The home side have only ever reached one World Cup final in their history, in Sweden in 1958, and they know that avoiding defeat tonight will see them earn a play-off spot with a chance of making Russia next year.
For Ireland meanwhile, they're looking to make their first appearance at the event since South Korea and Japan in 2002, where they lost to Spain on penalties in the round of 16.
Both sides can still top the group thanks to Serbia's 3-2 defeat to Austria on Friday. Ireland need to win and hope Serbia lose to Georgia, a somewhat unlikely result, and Wales have to hope they win and hope Georgia take at least a point.
And with home advantage, Wales are looking to their national anthem to give the players an early boost ahead of the game.
The Wales team have requested that the music on the anthem be cut after the first few bars, and that the fans take over from there.
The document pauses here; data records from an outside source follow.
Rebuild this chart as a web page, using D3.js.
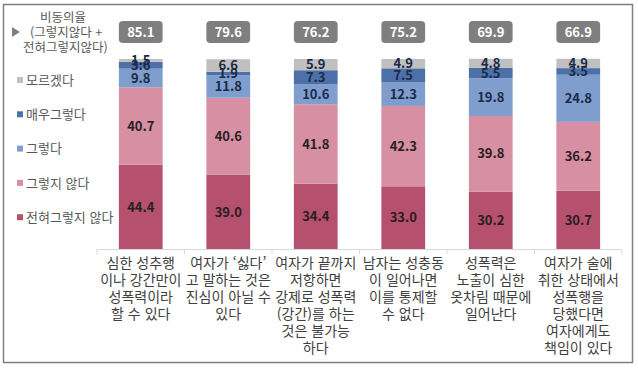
<!DOCTYPE html>
<html lang="ko">
<head>
  <meta charset="utf-8" />
  <title>성폭력 통념 비동의율</title>
  <script src="https://d3js.org/d3.v7.min.js"></script>
  <style>
    body { margin: 0; background: #fff; }
    svg { display: block; font-family: "Noto Sans CJK KR", "Noto Sans", sans-serif; }
  </style>
</head>
<body>
<svg id="chart" width="638" height="368"></svg>
<script>
  // 항목 (줄바꿈 그대로)
  const categories = [
    ["심한 성추행", "이나 강간만이", "성폭력이라", "할 수 있다"],
    ["여자가 ‘싫다’", "고 말하는 것은", "진심이 아닐 수", "있다"],
    ["여자가 끝까지", "저항하면", "강제로 성폭력", "(강간)를 하는", "것은 불가능", "하다"],
    ["남자는 성충동", "이 일어나면", "이를 통제할", "수 없다"],
    ["성폭력은", "노출이 심한", "옷차림 때문에", "일어난다"],
    ["여자가 술에", "취한 상태에서", "성폭행을", "당했다면", "여자에게도", "책임이 있다"]
  ];

  // 아래에서 위로 쌓는 순서
  const seriesNames = ["전혀그렇지 않다", "그렇지 않다", "그렇다", "매우그렇다", "모르겠다"];
  const stronglyDisagree = [44.4, 39.0, 34.4, 33.0, 30.2, 30.7];
  const disagree         = [40.7, 40.6, 41.8, 42.3, 39.8, 36.2];
  const agree            = [9.8, 11.8, 10.6, 12.3, 19.8, 24.8];
  const stronglyAgree    = [3.6, 1.9, 7.3, 7.5, 5.5, 3.5];
  const dontKnow         = [1.5, 6.6, 5.9, 4.9, 4.8, 4.9];
  const disagreeRate     = [85.1, 79.6, 76.2, 75.2, 69.9, 66.9];

  const colors = ["#b5506f", "#d68fa3", "#7f9ecd", "#4d70a8", "#c0c0c0"];

  const svg = d3.select("#chart");
  const W = 638, H = 368;

  // 바깥 테두리
  svg.append("rect")
    .attr("x", 3.5).attr("y", 4.5)
    .attr("width", 629).attr("height", 358)
    .attr("fill", "none").attr("stroke", "#808080").attr("stroke-width", 1.5);

  const idx = d3.range(categories.length);
  const x = d3.scaleBand().domain(idx).range([97, 622]).paddingInner(0.5).paddingOuter(0.25);
  const y = d3.scaleLinear().domain([0, 100]).range([249, 59]);

  const table = idx.map(i => ({
    i,
    [seriesNames[0]]: stronglyDisagree[i],
    [seriesNames[1]]: disagree[i],
    [seriesNames[2]]: agree[i],
    [seriesNames[3]]: stronglyAgree[i],
    [seriesNames[4]]: dontKnow[i]
  }));
  const stacked = d3.stack().keys(seriesNames)(table);

  const layers = svg.append("g").selectAll("g")
    .data(stacked).join("g")
    .attr("fill", (d, k) => colors[k]);

  layers.selectAll("rect")
    .data(d => d).join("rect")
    .attr("x", d => x(d.data.i))
    .attr("width", x.bandwidth())
    .attr("y", d => y(d[1]))
    .attr("height", d => y(d[0]) - y(d[1]));

  // 값 레이블
  const labels = svg.append("g")
    .attr("text-anchor", "middle")
    .attr("font-size", 13)
    .attr("font-weight", "bold");
  stacked.forEach((layer, k) => {
    labels.selectAll(null)
      .data(layer).join("text")
      .attr("x", d => x(d.data.i) + x.bandwidth() / 2)
      .attr("y", d => (y(d[0]) + y(d[1])) / 2)
      .attr("dy", "0.36em")
      .attr("fill", k < 2 ? "#2a1e24" : "#1b2a48")
      .text(d => (d[1] - d[0]).toFixed(1));
  });

  // 비동의율 배지
  const badge = svg.append("g").selectAll("g")
    .data(idx).join("g")
    .attr("transform", i => `translate(${x(i)},21)`);
  badge.append("rect")
    .attr("width", x.bandwidth()).attr("height", 22)
    .attr("rx", 4).attr("fill", "#7f7f7f");
  badge.append("text")
    .attr("x", x.bandwidth() / 2).attr("y", 11).attr("dy", "0.36em")
    .attr("text-anchor", "middle").attr("fill", "#fff")
    .attr("font-size", 13).attr("font-weight", "bold")
    .text(i => disagreeRate[i].toFixed(1));

  // x축
  const axis = svg.append("g").attr("transform", "translate(0,249.5)");
  axis.append("line").attr("x1", 97).attr("x2", 622).attr("stroke", "#d9d9d9");
  axis.selectAll("line.tick")
    .data(d3.range(categories.length + 1)).join("line")
    .attr("class", "tick")
    .attr("x1", k => 97 + k * x.step()).attr("x2", k => 97 + k * x.step())
    .attr("y1", 0).attr("y2", 5).attr("stroke", "#d9d9d9");

  const catText = svg.append("g").selectAll("text")
    .data(idx).join("text")
    .attr("text-anchor", "middle")
    .attr("font-size", 14)
    .attr("fill", "#404040");
  catText.selectAll("tspan")
    .data(i => categories[i].map(line => ({ i, line })))
    .join("tspan")
    .attr("x", d => x(d.i) + x.bandwidth() / 2)
    .attr("y", (d, j) => 263 + j * 17)
    .attr("dy", "0.36em")
    .text(d => d.line);

  // 범례
  const legTitle = svg.append("g").attr("fill", "#595959").attr("font-size", 12.5);
  legTitle.append("text").attr("x", 63).attr("y", 17).attr("dy", "0.36em")
    .attr("text-anchor", "middle").text("비동의율");
  legTitle.append("text").attr("x", 30).attr("y", 32).attr("dy", "0.36em")
    .text("(그렇지않다 +");
  legTitle.append("text").attr("x", 23).attr("y", 47).attr("dy", "0.36em")
    .text("전혀그렇지않다)");
  legTitle.append("path").attr("d", "M12,27 L20,32 L12,37 Z").attr("fill", "#7f7f7f");

  const legendOrder = [4, 3, 2, 1, 0];
  const leg = svg.append("g").selectAll("g")
    .data(legendOrder).join("g")
    .attr("transform", (k, j) => `translate(17,${80 + j * 34.3})`);
  leg.append("rect").attr("y", -3).attr("width", 6).attr("height", 6)
    .attr("fill", k => colors[k]);
  leg.append("text").attr("x", 9).attr("dy", "0.36em")
    .attr("font-size", 13).attr("fill", "#595959")
    .text(k => seriesNames[k]);
</script>
</body>
</html>
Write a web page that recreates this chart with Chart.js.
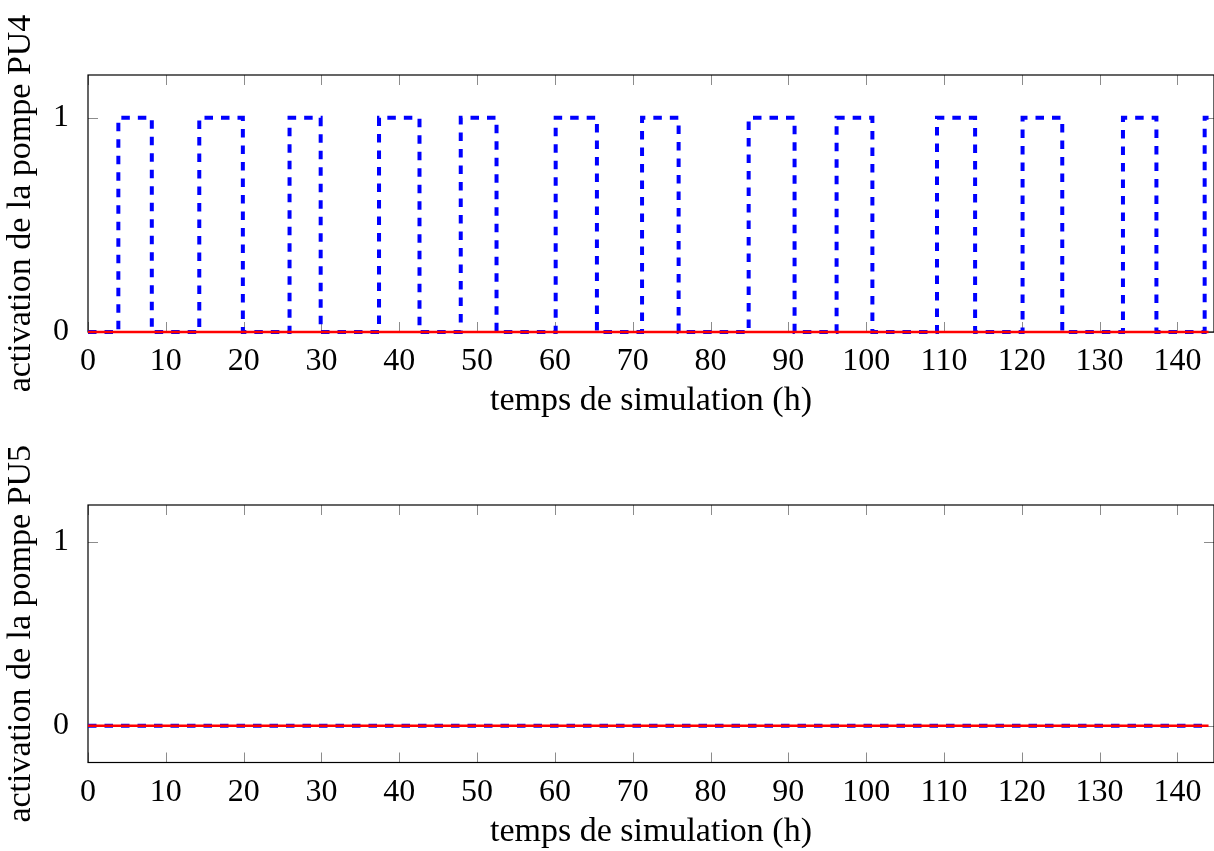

Hen Wlad Fy Nhadau is one of the most passionate anthems around, with supporters singing an a cappella version during their Euro 2016 qualifier against Belgium two years ago.
The power of the song that night inspired Wales to record a historic 1-0 win on their road to qualifying for the tournament, where they famously reached the semi-final stage.
It has been heard at significant points of games since that night, notably during Wales' crucial win against Austria last month, when Ben Woodburn struck a stunning winner from distance.
Chris Coleman’s team have no formulated the plan to inspire themselves and the crowd with the way the anthem will be sung, having taken inspiration from a fault before their 1-0 win in Georgia on Friday.
The Georgian FA cut the music by mistake after the first verse, then tried to start the hosts' own anthem.
But they were denied by the 2,000 travelling fans, who continued to finish the chorus, while the players remained arm-in-arm to end it with them.
It is set to be a night to remember in the Welsh capital, with Ireland taking 3,000 of their own supporters to make a memorable occasion.
Both teams are aiming to make their second successive major tournament, and Coleman has urged Wales fans to be in their seats before his side go out to warm-up in Cardiff.